-- START --
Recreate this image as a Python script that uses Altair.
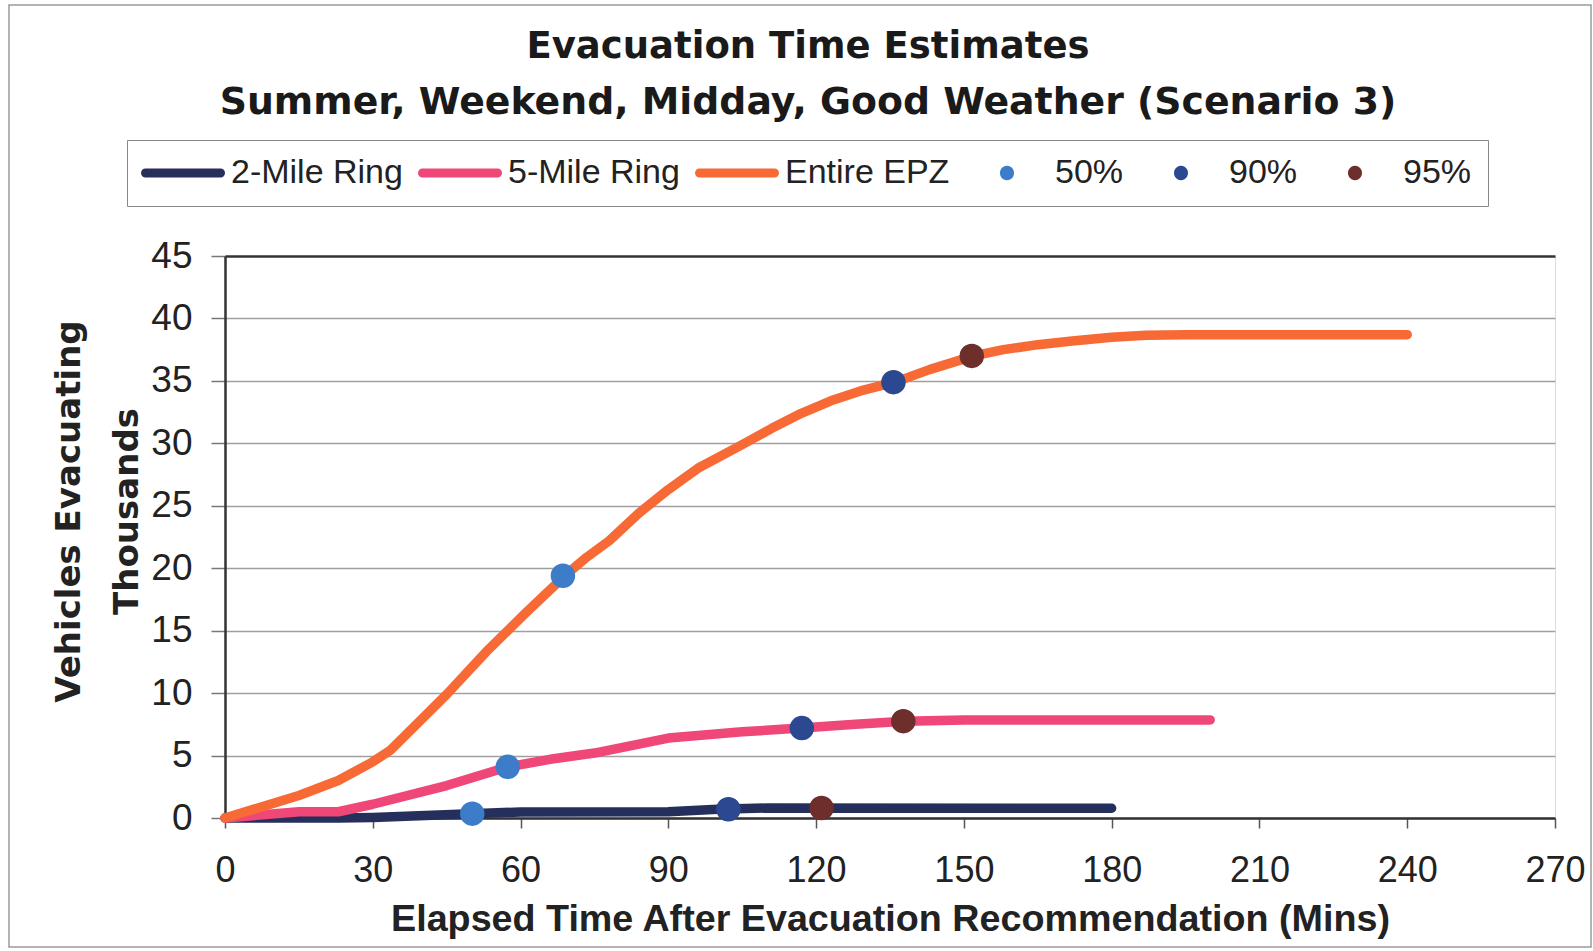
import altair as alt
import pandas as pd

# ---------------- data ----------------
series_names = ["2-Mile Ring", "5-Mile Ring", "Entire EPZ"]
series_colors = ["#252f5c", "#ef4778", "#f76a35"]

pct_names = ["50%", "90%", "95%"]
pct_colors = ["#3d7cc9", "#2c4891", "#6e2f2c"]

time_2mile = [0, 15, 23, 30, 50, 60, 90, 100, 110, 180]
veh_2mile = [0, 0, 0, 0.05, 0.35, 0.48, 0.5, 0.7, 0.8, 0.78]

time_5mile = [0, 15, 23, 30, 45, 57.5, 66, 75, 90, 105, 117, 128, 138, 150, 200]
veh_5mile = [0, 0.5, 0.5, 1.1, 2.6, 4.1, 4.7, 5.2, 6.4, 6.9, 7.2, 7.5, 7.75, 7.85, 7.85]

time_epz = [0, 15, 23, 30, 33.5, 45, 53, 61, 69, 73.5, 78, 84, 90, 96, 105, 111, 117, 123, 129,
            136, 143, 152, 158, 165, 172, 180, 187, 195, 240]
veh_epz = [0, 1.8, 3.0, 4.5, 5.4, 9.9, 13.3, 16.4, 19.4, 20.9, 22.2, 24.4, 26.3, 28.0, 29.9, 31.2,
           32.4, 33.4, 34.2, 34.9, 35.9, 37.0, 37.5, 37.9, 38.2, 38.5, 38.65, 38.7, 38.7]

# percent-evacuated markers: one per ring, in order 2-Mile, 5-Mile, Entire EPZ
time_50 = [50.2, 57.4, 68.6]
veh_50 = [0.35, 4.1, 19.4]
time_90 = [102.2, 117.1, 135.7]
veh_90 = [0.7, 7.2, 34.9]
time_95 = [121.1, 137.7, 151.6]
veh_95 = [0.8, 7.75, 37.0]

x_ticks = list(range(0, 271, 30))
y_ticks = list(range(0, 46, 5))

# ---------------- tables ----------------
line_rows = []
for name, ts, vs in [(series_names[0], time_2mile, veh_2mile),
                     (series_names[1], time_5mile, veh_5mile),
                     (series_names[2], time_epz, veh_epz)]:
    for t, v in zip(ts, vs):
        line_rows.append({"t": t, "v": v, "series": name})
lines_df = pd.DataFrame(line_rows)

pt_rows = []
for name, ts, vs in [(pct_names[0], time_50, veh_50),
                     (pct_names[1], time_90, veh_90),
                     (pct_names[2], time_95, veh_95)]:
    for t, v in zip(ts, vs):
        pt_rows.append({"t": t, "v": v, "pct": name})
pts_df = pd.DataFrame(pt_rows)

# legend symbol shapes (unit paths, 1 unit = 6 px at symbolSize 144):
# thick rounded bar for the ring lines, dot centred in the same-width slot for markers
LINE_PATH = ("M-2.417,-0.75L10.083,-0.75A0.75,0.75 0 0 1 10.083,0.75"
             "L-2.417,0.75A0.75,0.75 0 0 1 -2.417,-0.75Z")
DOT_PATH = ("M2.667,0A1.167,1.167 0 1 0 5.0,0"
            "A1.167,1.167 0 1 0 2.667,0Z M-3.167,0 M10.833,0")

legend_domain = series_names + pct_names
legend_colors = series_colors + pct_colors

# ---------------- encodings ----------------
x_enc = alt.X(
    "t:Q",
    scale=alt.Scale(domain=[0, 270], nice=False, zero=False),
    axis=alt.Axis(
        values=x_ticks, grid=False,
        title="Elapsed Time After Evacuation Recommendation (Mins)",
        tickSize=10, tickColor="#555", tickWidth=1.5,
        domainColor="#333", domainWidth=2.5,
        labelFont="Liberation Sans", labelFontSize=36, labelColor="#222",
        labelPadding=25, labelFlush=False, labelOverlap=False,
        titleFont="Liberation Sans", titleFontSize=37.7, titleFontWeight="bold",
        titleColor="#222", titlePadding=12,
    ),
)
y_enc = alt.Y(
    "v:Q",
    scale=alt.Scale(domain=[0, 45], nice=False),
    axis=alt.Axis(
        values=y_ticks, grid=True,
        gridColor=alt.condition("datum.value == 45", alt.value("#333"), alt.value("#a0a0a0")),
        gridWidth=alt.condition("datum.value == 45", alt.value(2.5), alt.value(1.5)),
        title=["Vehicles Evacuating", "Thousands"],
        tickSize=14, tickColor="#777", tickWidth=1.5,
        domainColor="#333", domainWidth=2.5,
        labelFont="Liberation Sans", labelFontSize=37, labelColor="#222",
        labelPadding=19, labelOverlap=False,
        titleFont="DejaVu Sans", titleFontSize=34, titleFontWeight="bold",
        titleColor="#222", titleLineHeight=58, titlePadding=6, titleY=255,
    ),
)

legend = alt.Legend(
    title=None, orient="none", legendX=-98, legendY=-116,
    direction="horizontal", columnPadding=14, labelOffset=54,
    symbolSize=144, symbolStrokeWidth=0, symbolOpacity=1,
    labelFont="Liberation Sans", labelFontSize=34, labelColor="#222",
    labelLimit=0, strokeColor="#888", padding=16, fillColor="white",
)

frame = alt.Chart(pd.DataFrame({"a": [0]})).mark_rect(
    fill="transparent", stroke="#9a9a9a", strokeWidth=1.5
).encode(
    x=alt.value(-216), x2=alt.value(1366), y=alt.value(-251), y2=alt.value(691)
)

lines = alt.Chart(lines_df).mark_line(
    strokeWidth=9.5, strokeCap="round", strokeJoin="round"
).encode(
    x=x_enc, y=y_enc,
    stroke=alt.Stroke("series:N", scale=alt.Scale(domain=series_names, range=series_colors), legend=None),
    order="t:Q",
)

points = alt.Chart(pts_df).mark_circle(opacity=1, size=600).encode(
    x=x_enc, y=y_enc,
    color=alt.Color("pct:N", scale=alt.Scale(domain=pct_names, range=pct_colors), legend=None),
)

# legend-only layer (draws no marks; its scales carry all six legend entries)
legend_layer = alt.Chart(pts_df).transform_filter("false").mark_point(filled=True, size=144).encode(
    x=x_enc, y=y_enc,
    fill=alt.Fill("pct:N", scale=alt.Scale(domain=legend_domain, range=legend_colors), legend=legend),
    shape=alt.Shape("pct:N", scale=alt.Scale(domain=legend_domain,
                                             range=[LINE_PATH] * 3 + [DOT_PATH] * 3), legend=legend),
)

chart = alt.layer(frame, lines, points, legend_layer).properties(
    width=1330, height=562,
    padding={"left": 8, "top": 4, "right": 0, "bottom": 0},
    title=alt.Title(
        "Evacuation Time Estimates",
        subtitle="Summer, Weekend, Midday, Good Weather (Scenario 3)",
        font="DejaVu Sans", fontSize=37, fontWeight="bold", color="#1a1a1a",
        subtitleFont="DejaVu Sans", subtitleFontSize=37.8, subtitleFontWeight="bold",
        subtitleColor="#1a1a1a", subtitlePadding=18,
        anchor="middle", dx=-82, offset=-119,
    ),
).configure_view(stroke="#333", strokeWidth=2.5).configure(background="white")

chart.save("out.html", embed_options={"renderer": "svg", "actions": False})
-- END --
**Problem to solve**:
Give again, exactly, the lines from the start of the data through the one holding "veh_95 = [0.8, 7.75, 37.0]"; omit the pictures.

**Result**:
Recreate this image as a Python script that uses Altair.
import altair as alt
import pandas as pd

# ---------------- data ----------------
series_names = ["2-Mile Ring", "5-Mile Ring", "Entire EPZ"]
series_colors = ["#252f5c", "#ef4778", "#f76a35"]

pct_names = ["50%", "90%", "95%"]
pct_colors = ["#3d7cc9", "#2c4891", "#6e2f2c"]

time_2mile = [0, 15, 23, 30, 50, 60, 90, 100, 110, 180]
veh_2mile = [0, 0, 0, 0.05, 0.35, 0.48, 0.5, 0.7, 0.8, 0.78]

time_5mile = [0, 15, 23, 30, 45, 57.5, 66, 75, 90, 105, 117, 128, 138, 150, 200]
veh_5mile = [0, 0.5, 0.5, 1.1, 2.6, 4.1, 4.7, 5.2, 6.4, 6.9, 7.2, 7.5, 7.75, 7.85, 7.85]

time_epz = [0, 15, 23, 30, 33.5, 45, 53, 61, 69, 73.5, 78, 84, 90, 96, 105, 111, 117, 123, 129,
            136, 143, 152, 158, 165, 172, 180, 187, 195, 240]
veh_epz = [0, 1.8, 3.0, 4.5, 5.4, 9.9, 13.3, 16.4, 19.4, 20.9, 22.2, 24.4, 26.3, 28.0, 29.9, 31.2,
           32.4, 33.4, 34.2, 34.9, 35.9, 37.0, 37.5, 37.9, 38.2, 38.5, 38.65, 38.7, 38.7]

# percent-evacuated markers: one per ring, in order 2-Mile, 5-Mile, Entire EPZ
time_50 = [50.2, 57.4, 68.6]
veh_50 = [0.35, 4.1, 19.4]
time_90 = [102.2, 117.1, 135.7]
veh_90 = [0.7, 7.2, 34.9]
time_95 = [121.1, 137.7, 151.6]
veh_95 = [0.8, 7.75, 37.0]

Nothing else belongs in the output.